**Stated goal**
Everything from the line containing "Rebuild this chart" down to the line containing "s.set_visible(False)" is to be returned exactly; include both boundary lines and leave out all others.

══════════

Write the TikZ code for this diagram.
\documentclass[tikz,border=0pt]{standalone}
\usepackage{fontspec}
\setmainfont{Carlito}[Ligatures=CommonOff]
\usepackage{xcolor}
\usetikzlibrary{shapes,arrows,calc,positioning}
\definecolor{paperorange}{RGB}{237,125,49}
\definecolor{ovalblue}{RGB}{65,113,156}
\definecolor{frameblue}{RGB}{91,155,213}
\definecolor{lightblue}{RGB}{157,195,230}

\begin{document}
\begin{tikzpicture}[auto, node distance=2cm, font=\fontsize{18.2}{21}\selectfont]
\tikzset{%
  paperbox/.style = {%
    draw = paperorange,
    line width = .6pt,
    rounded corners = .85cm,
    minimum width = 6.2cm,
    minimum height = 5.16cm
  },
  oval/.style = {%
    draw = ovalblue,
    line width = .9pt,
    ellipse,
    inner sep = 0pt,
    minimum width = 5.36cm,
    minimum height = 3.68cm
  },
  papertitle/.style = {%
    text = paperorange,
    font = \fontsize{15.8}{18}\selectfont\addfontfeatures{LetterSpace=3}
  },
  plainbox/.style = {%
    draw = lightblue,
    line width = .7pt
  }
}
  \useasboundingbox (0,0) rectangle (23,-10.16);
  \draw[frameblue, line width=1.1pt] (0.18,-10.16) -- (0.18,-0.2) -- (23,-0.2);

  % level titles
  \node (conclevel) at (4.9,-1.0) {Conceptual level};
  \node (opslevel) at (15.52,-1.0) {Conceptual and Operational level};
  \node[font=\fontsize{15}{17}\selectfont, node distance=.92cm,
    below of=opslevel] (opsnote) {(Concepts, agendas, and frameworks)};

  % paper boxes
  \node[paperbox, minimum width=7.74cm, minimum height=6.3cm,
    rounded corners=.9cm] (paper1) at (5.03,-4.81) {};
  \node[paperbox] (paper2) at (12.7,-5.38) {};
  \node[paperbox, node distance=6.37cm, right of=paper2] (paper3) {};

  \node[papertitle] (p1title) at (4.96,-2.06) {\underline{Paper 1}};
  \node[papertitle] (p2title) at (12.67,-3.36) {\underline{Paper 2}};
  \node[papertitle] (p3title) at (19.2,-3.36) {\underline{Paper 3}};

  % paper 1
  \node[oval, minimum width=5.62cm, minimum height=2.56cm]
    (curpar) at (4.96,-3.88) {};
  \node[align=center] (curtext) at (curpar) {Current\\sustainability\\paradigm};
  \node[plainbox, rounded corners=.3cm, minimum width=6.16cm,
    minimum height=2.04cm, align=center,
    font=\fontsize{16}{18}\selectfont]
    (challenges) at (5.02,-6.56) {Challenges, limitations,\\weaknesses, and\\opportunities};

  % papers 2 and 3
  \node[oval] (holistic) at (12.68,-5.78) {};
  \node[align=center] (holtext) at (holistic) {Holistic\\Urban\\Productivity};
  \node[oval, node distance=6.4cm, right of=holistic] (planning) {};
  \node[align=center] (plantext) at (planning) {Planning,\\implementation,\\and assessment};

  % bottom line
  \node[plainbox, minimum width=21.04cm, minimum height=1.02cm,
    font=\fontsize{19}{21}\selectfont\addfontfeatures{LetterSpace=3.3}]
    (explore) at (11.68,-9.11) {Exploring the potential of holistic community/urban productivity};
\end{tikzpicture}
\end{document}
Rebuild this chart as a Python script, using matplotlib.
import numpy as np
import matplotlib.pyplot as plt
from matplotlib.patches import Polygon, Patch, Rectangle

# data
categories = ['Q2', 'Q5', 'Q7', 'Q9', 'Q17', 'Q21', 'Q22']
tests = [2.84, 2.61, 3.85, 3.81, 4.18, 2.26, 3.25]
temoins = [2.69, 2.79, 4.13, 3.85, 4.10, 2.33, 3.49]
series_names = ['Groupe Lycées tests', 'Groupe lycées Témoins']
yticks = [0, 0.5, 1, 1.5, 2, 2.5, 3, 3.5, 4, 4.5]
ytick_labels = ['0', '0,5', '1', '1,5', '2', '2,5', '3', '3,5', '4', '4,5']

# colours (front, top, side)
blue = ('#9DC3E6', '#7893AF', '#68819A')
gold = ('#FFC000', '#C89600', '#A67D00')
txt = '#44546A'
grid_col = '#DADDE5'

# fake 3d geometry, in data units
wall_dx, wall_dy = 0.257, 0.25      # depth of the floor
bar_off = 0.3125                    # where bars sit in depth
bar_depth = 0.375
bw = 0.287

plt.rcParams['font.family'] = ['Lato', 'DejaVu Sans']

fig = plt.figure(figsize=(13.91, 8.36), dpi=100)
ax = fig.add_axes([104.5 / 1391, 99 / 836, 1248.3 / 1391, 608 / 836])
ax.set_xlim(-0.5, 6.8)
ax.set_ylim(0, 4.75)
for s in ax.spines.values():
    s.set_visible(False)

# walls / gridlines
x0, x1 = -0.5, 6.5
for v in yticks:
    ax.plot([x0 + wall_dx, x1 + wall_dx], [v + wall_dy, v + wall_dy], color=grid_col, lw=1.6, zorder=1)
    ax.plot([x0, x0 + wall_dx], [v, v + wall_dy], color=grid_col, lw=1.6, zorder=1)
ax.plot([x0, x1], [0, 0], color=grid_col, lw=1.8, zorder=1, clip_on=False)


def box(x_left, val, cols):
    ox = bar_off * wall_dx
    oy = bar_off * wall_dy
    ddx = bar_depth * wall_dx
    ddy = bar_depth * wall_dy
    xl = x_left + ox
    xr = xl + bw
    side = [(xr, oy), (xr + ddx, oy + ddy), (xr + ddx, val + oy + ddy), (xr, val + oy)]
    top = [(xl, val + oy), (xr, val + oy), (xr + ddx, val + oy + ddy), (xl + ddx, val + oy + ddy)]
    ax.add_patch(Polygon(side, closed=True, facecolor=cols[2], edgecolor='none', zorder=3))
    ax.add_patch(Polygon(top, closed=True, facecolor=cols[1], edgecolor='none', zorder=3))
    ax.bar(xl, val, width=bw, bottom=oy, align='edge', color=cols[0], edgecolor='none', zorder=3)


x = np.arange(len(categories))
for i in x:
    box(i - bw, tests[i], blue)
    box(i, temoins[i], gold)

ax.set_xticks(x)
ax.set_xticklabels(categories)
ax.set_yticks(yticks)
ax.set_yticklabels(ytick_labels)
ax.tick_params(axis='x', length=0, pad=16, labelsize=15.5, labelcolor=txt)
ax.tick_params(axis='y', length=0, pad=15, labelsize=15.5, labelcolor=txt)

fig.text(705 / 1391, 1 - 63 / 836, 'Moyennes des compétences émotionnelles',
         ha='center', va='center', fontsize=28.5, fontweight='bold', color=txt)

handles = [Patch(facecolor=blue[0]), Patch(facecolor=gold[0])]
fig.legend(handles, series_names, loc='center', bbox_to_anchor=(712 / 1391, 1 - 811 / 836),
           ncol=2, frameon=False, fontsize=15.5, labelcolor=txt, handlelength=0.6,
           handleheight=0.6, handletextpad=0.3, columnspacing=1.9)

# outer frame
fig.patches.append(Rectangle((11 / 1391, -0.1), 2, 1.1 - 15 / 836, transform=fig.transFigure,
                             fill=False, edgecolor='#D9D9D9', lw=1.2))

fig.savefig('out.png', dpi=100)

══════════

**Written solution**
Rebuild this chart as a Python script, using matplotlib.
import numpy as np
import matplotlib.pyplot as plt
from matplotlib.patches import Polygon, Patch, Rectangle

# data
categories = ['Q2', 'Q5', 'Q7', 'Q9', 'Q17', 'Q21', 'Q22']
tests = [2.84, 2.61, 3.85, 3.81, 4.18, 2.26, 3.25]
temoins = [2.69, 2.79, 4.13, 3.85, 4.10, 2.33, 3.49]
series_names = ['Groupe Lycées tests', 'Groupe lycées Témoins']
yticks = [0, 0.5, 1, 1.5, 2, 2.5, 3, 3.5, 4, 4.5]
ytick_labels = ['0', '0,5', '1', '1,5', '2', '2,5', '3', '3,5', '4', '4,5']

# colours (front, top, side)
blue = ('#9DC3E6', '#7893AF', '#68819A')
gold = ('#FFC000', '#C89600', '#A67D00')
txt = '#44546A'
grid_col = '#DADDE5'

# fake 3d geometry, in data units
wall_dx, wall_dy = 0.257, 0.25      # depth of the floor
bar_off = 0.3125                    # where bars sit in depth
bar_depth = 0.375
bw = 0.287

plt.rcParams['font.family'] = ['Lato', 'DejaVu Sans']

fig = plt.figure(figsize=(13.91, 8.36), dpi=100)
ax = fig.add_axes([104.5 / 1391, 99 / 836, 1248.3 / 1391, 608 / 836])
ax.set_xlim(-0.5, 6.8)
ax.set_ylim(0, 4.75)
for s in ax.spines.values():
    s.set_visible(False)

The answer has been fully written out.